Lalu, seorang wanita yang terpisah dari suaminya namun tetap memelihara cinta pada suaminya tersebut meski terpisah jarak dan waktu. Hingga saat dipertemukan kembali sang suami mengembuskan napas terakhirnya cinta sang istri tak pernah lekang. Agar cinta kekal, utuh dan kukuh maka, letakkanlah cinta pada wadah yang disediakan Tuhan, atas namakan cinta karena Tuhan, tanamlah ia dengan izin-Nya, tumbukan dengan mengazaskan tuhan dan binalah cinta dengan ajaran Tuhan (hal. 61-62).
Kemudian agar tidak ada dosa seseorang yang ditimpakan kepada orang lain atau menanggung akibat dari kesalahan orang lain berusahalah agar bersikap bijak dan saling mengingatkan dalam kebaikan serta senantiasa berprasangka baik dalam segala hal. Lantas bagaimana jika menemukan perempuan yang bekerja bahkan penghasilannya melebih yang didapat sang suami?

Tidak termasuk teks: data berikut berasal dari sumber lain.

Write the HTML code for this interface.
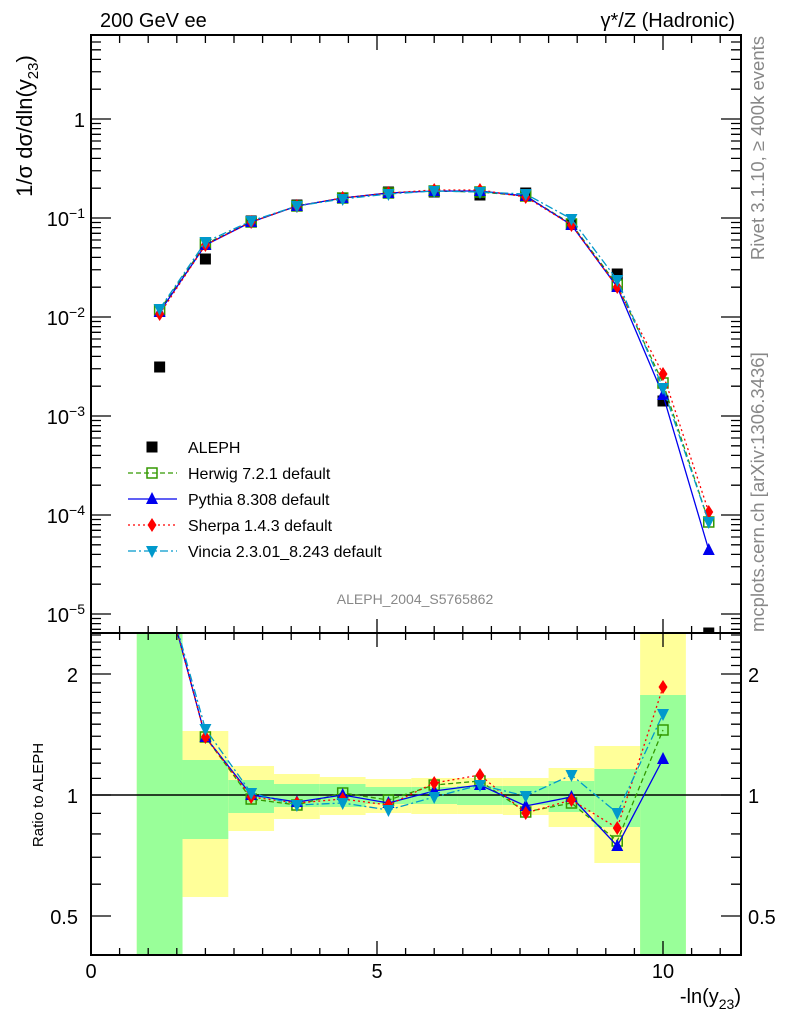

“Saya hanya menunaikan mana yang menjadi kewajiban saya, walau suami tidak bekerja, tidak berpenghasilan tetap, namun menyediakan kebutuhan suami baik pakaian, makanan dan sebagainya tetap menjadi kewajiban istri. Tidak peduli apakah ia bekerja atau tidak. Ia tetaplah seorang suami. Tidak peduli saya bekerja dan berpenghasilan, saya tetaplah seorang istri.” Demikian penuturan seorang wanita yang dikisahkan dalam buku ini.
***
Sedangkan pada bagian akhir tulisan atau episode #3, Yi mengangkat tema perempuan-perempuan yang bahagia. Siapa menanam, tentu dia pula yang akan menuai. Demikian sebuah pepatah lama. Bila sikap kita baik dan memuliakan orang lain, tentulah kebaikan dan kemuliaan pula yang akan kita dapatkan. Demikian inti dari bagian “Mulia Ketika Hidup, Mulia Ketika Mati”. Terakhir penulis menutup dengan kalimat yang teramat bijak. Mari berbangga menjadi perempuan, karena kita menjadi sekolah pertama bagi anak-anak kita yang akan mencetak mereka menjadi generasi penerus bangsa dan agama. Berbanggalah karena kita begitu diistimewakan Tuhan!